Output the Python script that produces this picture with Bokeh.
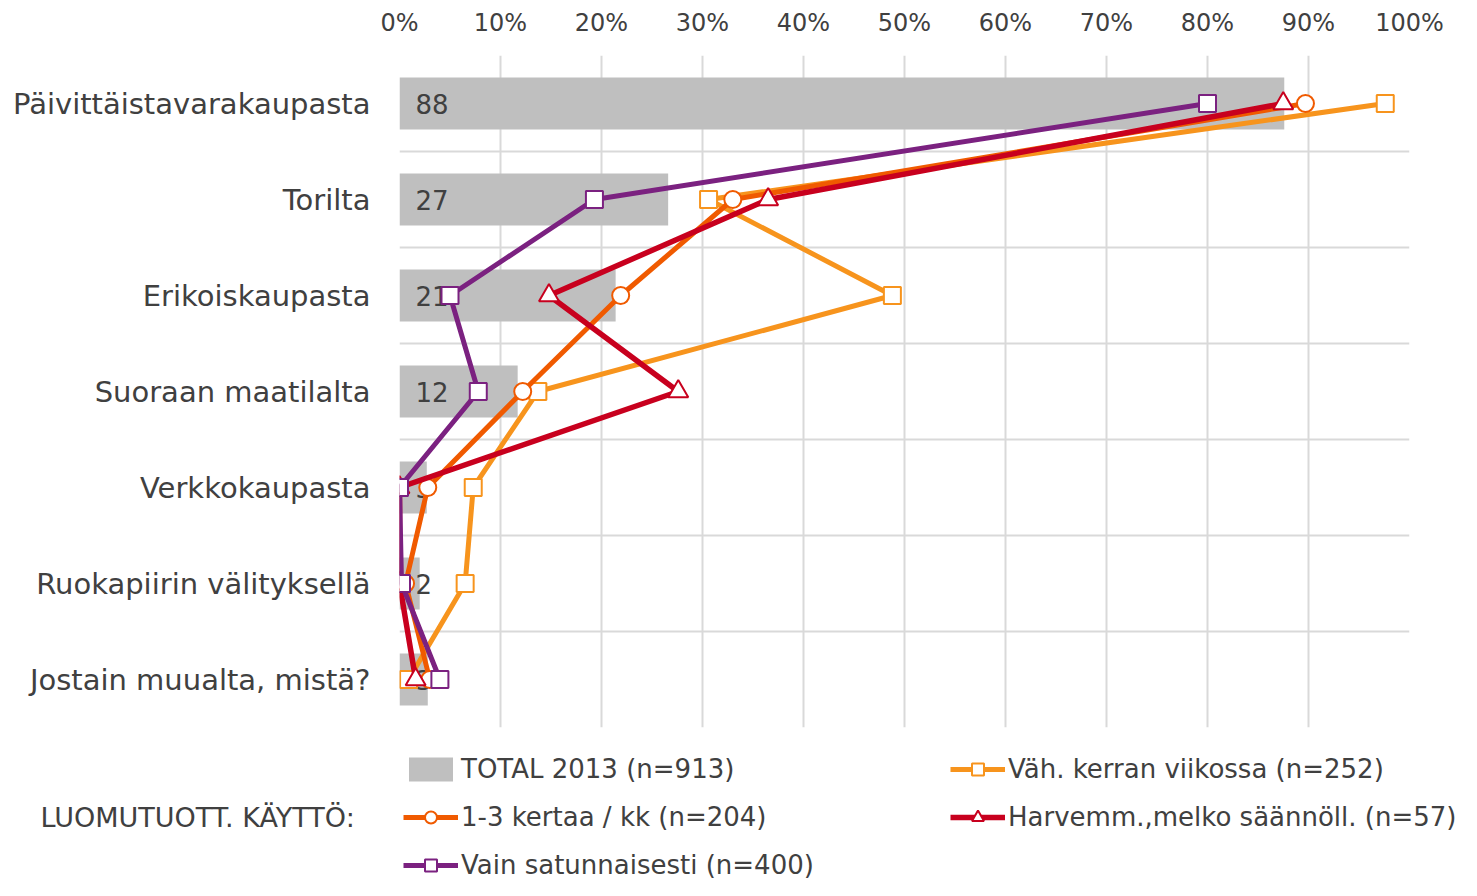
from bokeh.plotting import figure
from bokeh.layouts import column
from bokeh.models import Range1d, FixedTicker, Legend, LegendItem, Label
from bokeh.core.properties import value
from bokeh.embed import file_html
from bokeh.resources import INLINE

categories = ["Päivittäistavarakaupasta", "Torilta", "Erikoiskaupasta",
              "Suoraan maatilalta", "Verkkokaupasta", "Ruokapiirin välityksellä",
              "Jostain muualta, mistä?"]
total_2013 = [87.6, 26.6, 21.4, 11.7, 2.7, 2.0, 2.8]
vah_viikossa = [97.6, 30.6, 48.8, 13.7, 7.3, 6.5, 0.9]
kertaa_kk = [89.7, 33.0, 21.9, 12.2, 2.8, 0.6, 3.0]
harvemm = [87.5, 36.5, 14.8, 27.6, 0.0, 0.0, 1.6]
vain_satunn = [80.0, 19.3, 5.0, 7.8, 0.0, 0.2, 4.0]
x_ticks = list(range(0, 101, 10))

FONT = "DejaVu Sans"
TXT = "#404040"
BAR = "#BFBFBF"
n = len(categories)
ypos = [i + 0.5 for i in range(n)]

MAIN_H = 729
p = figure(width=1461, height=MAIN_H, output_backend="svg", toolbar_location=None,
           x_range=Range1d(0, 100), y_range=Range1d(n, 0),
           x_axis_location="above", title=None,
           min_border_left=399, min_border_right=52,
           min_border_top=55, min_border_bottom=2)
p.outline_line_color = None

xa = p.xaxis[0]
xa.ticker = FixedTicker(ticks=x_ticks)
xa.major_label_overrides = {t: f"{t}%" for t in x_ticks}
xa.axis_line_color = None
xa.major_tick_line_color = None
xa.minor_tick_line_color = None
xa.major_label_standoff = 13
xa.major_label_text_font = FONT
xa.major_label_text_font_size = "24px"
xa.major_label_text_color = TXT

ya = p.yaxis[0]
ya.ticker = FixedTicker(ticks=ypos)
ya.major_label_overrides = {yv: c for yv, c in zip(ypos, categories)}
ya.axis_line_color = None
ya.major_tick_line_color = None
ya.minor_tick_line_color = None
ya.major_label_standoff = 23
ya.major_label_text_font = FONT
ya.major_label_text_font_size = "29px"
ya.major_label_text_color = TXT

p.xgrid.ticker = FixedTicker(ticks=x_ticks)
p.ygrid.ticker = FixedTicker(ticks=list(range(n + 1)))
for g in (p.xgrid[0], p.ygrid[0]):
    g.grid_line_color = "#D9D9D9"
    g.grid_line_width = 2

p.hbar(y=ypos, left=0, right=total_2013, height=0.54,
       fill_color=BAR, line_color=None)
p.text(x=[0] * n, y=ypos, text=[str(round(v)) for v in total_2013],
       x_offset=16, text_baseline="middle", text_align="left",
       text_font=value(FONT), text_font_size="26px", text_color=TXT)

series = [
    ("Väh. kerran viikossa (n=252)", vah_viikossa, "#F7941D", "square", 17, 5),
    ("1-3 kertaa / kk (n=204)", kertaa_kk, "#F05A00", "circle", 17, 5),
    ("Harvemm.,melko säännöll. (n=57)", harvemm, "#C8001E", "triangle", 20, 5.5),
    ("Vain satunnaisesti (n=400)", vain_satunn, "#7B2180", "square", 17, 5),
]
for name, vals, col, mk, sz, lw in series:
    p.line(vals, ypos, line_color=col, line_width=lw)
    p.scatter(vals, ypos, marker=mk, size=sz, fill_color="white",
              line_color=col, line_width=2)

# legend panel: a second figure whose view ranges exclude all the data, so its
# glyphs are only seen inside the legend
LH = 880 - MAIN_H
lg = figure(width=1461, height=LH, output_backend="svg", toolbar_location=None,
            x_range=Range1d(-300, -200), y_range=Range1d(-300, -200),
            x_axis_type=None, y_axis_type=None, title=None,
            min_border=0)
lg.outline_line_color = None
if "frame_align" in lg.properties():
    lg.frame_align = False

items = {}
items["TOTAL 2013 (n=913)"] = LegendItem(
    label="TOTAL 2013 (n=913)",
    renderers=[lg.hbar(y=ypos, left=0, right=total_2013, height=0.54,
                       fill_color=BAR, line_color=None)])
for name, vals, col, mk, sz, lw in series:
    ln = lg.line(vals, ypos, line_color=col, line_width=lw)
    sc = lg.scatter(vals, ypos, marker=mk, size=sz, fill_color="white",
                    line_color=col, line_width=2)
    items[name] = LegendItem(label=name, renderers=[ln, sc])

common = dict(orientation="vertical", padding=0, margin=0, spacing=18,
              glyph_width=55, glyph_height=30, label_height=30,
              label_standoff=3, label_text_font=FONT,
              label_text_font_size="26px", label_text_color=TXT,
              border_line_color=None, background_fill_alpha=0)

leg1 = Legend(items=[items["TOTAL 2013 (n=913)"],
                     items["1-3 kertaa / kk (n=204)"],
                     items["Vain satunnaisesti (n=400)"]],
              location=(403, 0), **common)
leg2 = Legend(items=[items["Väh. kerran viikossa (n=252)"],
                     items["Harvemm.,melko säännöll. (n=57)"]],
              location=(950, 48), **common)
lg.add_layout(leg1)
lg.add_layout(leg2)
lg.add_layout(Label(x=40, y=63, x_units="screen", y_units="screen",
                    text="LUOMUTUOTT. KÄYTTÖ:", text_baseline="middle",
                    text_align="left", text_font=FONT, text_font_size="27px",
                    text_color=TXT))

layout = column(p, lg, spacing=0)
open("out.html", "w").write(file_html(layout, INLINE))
◇ ◇ ◇
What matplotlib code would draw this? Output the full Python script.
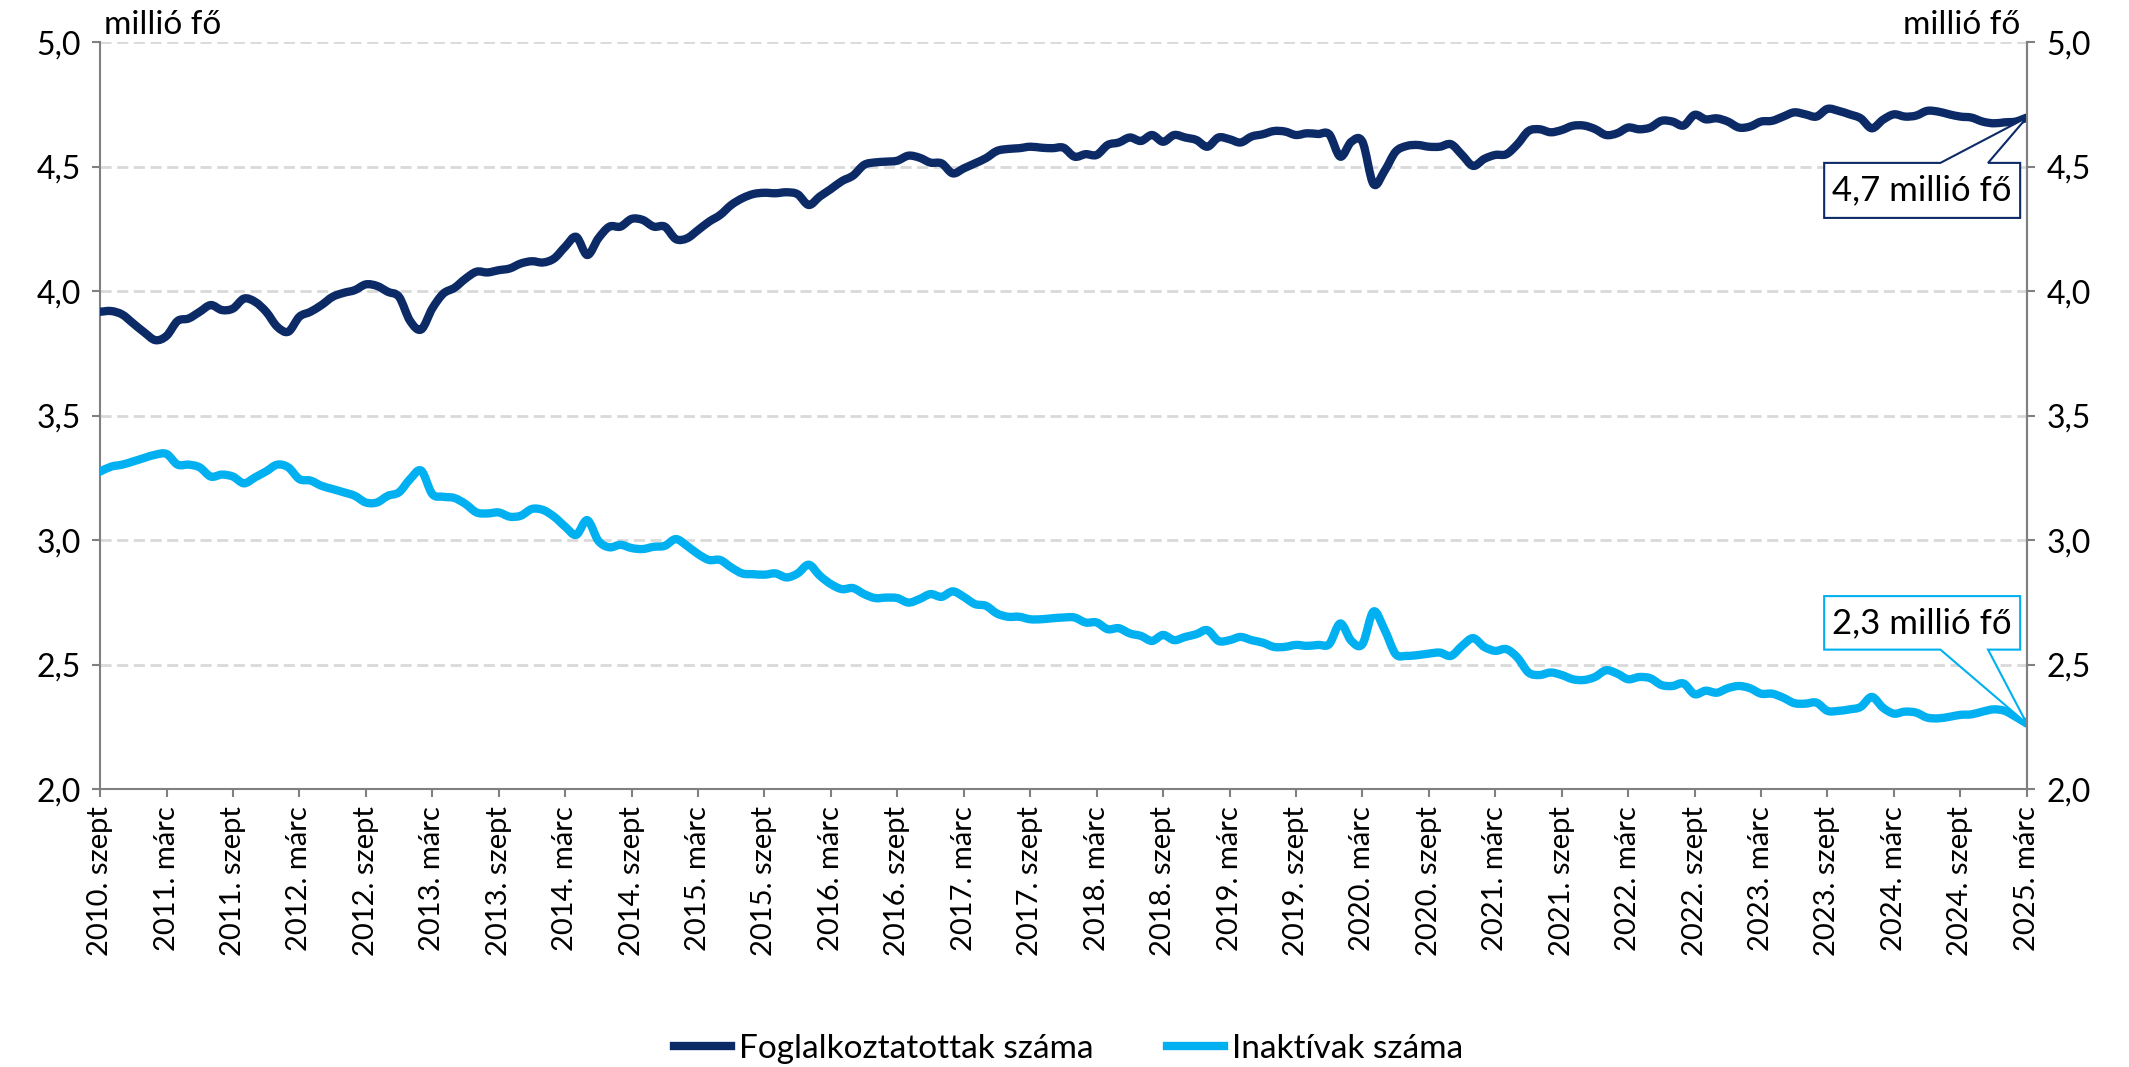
◇ ◇ ◇
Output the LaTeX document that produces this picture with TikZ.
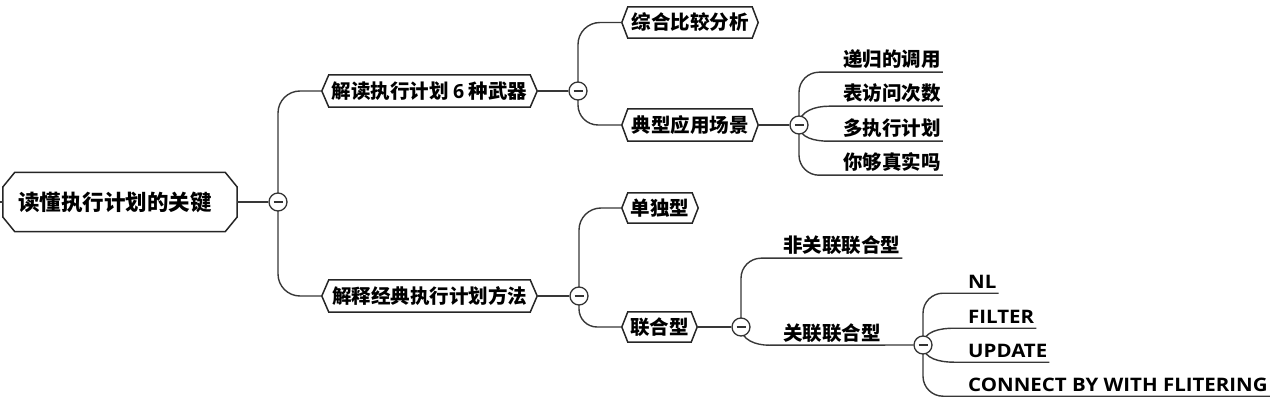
◇ ◇ ◇
WHAT TO PRODUCE
Give only the number of lines in the material above that include the word "with".

COMPLETED TASK
2